The APG Garrison Directorate of Public Works continues to move forward with efforts to reduce the installation’s facility footprint by more than 4.5 million square feet.
After several years of funding cuts, the installation is making progress toward removing buildings deemed unfit for reuse or renovation.
According to Pete Raymond, program manager for DPW’s Facility Reduction Plan, APG is halfway through the FY14 list of building demolitions at APG North (Aberdeen) and APG South (Edgewood), reducing the installation’s footprint by 536,247 square feet this year alone.
“There were delays, but now we’re picking up momentum,” Raymond said.
That progress is visible across APG North, as empty lots replace what used to be vacant buildings. There is only one facility left on APG North to be demolished this year, Raymond said: Bldg. 314, the old Civilian Personnel Advisory Center headquarters.
On APG South (Edgewood), program efforts continue to improve and enhance the appearance of the entrance to the post on Hoadley Road.
“Demolishing E5026 is a command priority,” Raymond explained. “It’s highly visible once you come through the Route 24 gate, so we’re working to take it down and improve the appearance of that area of Edgewood.”
The demolition of Building E5026, along with the painting of Building E1890 and the exterior improvements to Building E5027 greatly improved the visual aesthetic when driving onto APG South. The construction of the new Ceremonial Gate, installation of marquee signs, and refurbishment of the Edgewood Arsenal Memorial on Magnolia Road are other examples of aesthetic improvements that have been completed.
He said APG is working diligently with Installation Management Command Headquarters to secure funding to reduce excess facilities on the installation now and into the future.
Facilities are considered excess when their existence no longer fulfills the needs of the mission. This can include buildings outdated to the point that modernizing them would not be cost-effective or buildings whose original mission no longer exists and they can’t be repurposed.
While excess facilities may be unoccupied and require fewer resources, the garrison is still charged with sustaining them. Long-term sustainment costs more than demolition, so facility reduction will save the Army money in the long run. That cost savings can be redirected toward supporting the Army’s #1 priority of readiness, and allow the Army to be better stewards of taxpayer dollars.
APG’s Facility Reduction Plan looks at demolition plans as far out as 2023. More than 400 buildings have been identified for demolition over the next six years, Raymond said. Funding will ultimately determine how many of those buildings, and when they are removed from the APG facility footprint.

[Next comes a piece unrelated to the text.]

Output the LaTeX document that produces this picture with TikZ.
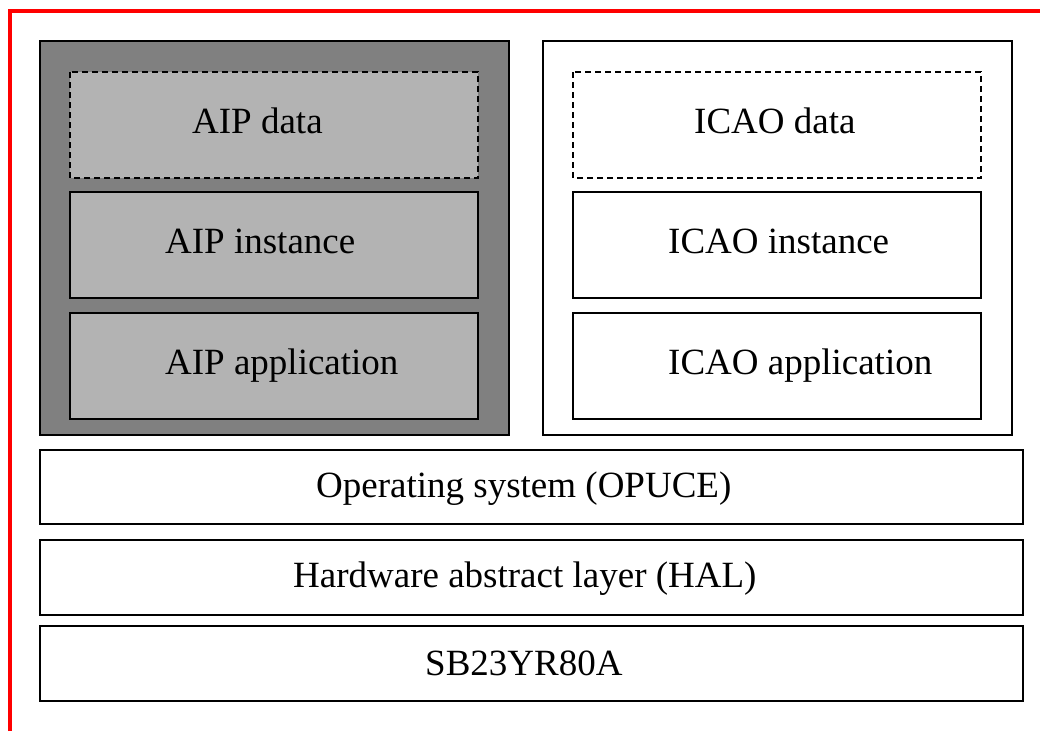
\documentclass[tikz,border=0pt]{standalone}
\usepackage{fontspec}
\setmainfont{Liberation Serif}
\usetikzlibrary{calc}
\definecolor{darkgrey}{HTML}{808080}
\definecolor{lightgrey}{HTML}{B3B3B3}
\tikzset{
  layer/.style={draw=black, line width=1.6pt},
  datalayer/.style={layer, dash pattern=on 6pt off 4pt},
  lbl/.style={anchor=base west, inner sep=0pt, font=\fontsize{37}{44}\selectfont}
}
\begin{document}
\begin{tikzpicture}[x=1pt, y=-1pt]
                      \useasboundingbox (0,0) rectangle (1040,731);
                      \draw [red, line width=4pt] (10,731) -- (10,11) -- (1040,11);
                      % AIP side
                      \draw [layer, fill=darkgrey] (40,41) rectangle (509,435);
                      \draw [datalayer, fill=lightgrey] (70,72) rectangle (478,178);
                      \draw [layer, fill=lightgrey] (70,192) rectangle (478,298);
                      \draw [layer, fill=lightgrey] (70,313) rectangle (478,419);
                      \node [lbl] (aipdata) at (192,133) {AIP data};
                      \node [lbl] (aipinst) at (165,253) {AIP instance};
                      \node [lbl] (aipapp) at (165,374) {AIP application};
                      % ICAO side
                      \draw [layer, fill=white] (543,41) rectangle (1012,435);
                      \draw [datalayer] (573,72) rectangle (981,178);
                      \draw [layer] (573,192) rectangle (981,298);
                      \draw [layer] (573,313) rectangle (981,419);
                      \node [lbl] (icaodata) at (694,133) {ICAO data};
                      \node [lbl] (icaoinst) at (668,253) {ICAO instance};
                      \node [lbl] (icaoapp) at (668,374) {ICAO application};
                      % lower layers
                      \draw [layer] (40,450) rectangle (1023,524);
                      \draw [layer] (40,540) rectangle (1023,615);
                      \draw [layer] (40,626) rectangle (1023,701);
                      \node [lbl] (os) at (316,497) {Operating system (OPUCE)};
                      \node [lbl] (hal) at (293,587) {Hardware abstract layer (HAL)};
                      \node [lbl] (chip) at (425,675) {SB23YR80A};
                  \end{tikzpicture}
\end{document}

Approximately 60 of those facilities reside on APG South (Edgewood) and will require special demolition procedures due to a century of chemical and biological related research and testing in that area of the installation.
Throughout the Facility Reduction Plan process, DPW follows strict regulations and guidelines in terms of selecting buildings for demolition and the demolition process itself. They coordinate with the US Army Corps of Engineers, the Installation Safety Office and other federal agencies depending on the type of demolition. Contractors are properly trained and must submit demolition work and accident prevention plans prior to starting demolition work.

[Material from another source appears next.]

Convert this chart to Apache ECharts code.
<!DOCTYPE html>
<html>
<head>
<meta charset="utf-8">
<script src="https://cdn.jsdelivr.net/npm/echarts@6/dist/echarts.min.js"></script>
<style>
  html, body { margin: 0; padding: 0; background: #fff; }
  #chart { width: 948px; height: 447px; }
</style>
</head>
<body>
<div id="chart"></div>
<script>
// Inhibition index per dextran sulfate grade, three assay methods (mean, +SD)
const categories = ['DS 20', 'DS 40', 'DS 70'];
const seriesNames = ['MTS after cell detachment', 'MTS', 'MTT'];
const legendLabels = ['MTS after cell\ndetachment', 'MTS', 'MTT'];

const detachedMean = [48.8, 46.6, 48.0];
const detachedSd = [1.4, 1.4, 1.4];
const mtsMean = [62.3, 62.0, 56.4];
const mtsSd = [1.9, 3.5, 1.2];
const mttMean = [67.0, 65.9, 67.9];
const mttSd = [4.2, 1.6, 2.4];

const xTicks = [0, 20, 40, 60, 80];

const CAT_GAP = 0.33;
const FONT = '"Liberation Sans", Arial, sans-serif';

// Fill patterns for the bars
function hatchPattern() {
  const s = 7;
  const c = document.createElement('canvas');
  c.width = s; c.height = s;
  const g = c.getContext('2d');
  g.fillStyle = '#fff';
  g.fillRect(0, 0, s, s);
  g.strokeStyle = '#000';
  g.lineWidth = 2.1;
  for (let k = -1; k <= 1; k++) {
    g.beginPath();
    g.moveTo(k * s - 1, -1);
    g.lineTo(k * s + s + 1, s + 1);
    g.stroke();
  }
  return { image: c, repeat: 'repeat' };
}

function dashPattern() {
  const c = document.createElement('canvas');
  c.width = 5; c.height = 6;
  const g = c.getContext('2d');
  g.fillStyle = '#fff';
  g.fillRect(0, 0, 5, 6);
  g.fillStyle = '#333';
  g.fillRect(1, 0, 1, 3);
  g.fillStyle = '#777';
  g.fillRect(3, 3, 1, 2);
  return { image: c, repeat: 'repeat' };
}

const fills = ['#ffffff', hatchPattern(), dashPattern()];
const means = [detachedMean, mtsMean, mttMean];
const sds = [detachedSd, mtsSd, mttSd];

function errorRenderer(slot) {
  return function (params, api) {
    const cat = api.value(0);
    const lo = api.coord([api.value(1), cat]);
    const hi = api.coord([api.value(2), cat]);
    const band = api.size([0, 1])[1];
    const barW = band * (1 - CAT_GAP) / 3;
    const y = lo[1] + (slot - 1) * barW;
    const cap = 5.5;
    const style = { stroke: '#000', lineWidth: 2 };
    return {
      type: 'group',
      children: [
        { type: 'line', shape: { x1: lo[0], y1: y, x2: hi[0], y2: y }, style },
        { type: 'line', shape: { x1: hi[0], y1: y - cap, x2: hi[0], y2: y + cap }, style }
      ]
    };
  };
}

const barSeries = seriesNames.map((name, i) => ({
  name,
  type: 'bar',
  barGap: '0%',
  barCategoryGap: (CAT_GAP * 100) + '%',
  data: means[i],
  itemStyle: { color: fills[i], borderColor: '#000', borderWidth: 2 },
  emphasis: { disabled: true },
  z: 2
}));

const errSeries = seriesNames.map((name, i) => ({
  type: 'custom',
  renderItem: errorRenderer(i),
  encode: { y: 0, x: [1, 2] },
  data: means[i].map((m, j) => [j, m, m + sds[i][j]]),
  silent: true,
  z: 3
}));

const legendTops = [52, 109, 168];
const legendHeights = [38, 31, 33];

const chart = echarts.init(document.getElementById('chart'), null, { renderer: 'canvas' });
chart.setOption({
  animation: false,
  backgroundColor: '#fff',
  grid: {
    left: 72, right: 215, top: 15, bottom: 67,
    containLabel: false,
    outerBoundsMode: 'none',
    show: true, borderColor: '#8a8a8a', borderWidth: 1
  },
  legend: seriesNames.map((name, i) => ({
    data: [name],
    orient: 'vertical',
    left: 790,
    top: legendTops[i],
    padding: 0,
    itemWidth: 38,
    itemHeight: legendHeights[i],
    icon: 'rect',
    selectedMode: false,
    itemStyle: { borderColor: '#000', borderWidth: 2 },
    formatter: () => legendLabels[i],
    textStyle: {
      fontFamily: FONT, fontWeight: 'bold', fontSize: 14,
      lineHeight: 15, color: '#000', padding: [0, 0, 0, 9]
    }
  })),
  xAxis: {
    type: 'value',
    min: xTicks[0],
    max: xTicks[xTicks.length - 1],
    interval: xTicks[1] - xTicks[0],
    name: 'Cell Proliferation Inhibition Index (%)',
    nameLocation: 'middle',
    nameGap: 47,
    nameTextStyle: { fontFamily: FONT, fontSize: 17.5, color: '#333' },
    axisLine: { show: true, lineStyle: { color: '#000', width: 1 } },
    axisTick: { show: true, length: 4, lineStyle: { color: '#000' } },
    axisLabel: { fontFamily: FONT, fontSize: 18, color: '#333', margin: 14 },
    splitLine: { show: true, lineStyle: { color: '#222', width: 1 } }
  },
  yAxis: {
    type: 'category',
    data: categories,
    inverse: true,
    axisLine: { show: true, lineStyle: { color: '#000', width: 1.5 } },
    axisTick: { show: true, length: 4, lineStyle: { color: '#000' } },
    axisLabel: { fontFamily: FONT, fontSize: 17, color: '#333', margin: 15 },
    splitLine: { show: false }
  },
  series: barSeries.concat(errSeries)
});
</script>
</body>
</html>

As buildings are identified for demolition, DPW works to recycle as much material from the building before it comes down – from leftover furniture to metal and wood for salvage. Following the APG recycling policy and waste diversion management plans diverts an enormous amount of waste from the landfills.

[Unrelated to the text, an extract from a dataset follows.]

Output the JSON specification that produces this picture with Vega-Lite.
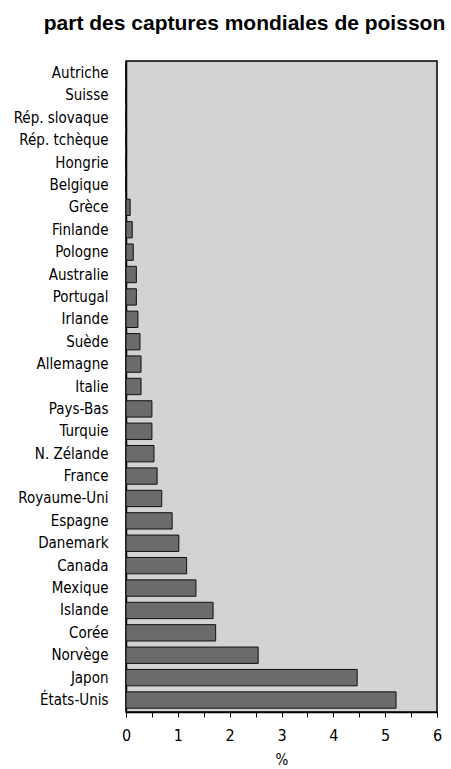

Raymond said they also work closely with the APG Directorate of Emergency Services to see if the buildings themselves can be “recycled” for training purposes before demolition.
“If I come across a building [identified for demolition] that I think would work, I reach out to the fire or police department to see how it could work into their training schedules,” he said. DES could use the buildings for a variety of training purposes, using all of the tools available to them.
“It’s another opportunity for the Army and APG to save money,” Raymond said. “Our emergency responders can train right here on post, rather than having to go elsewhere to keep their skills sharp.”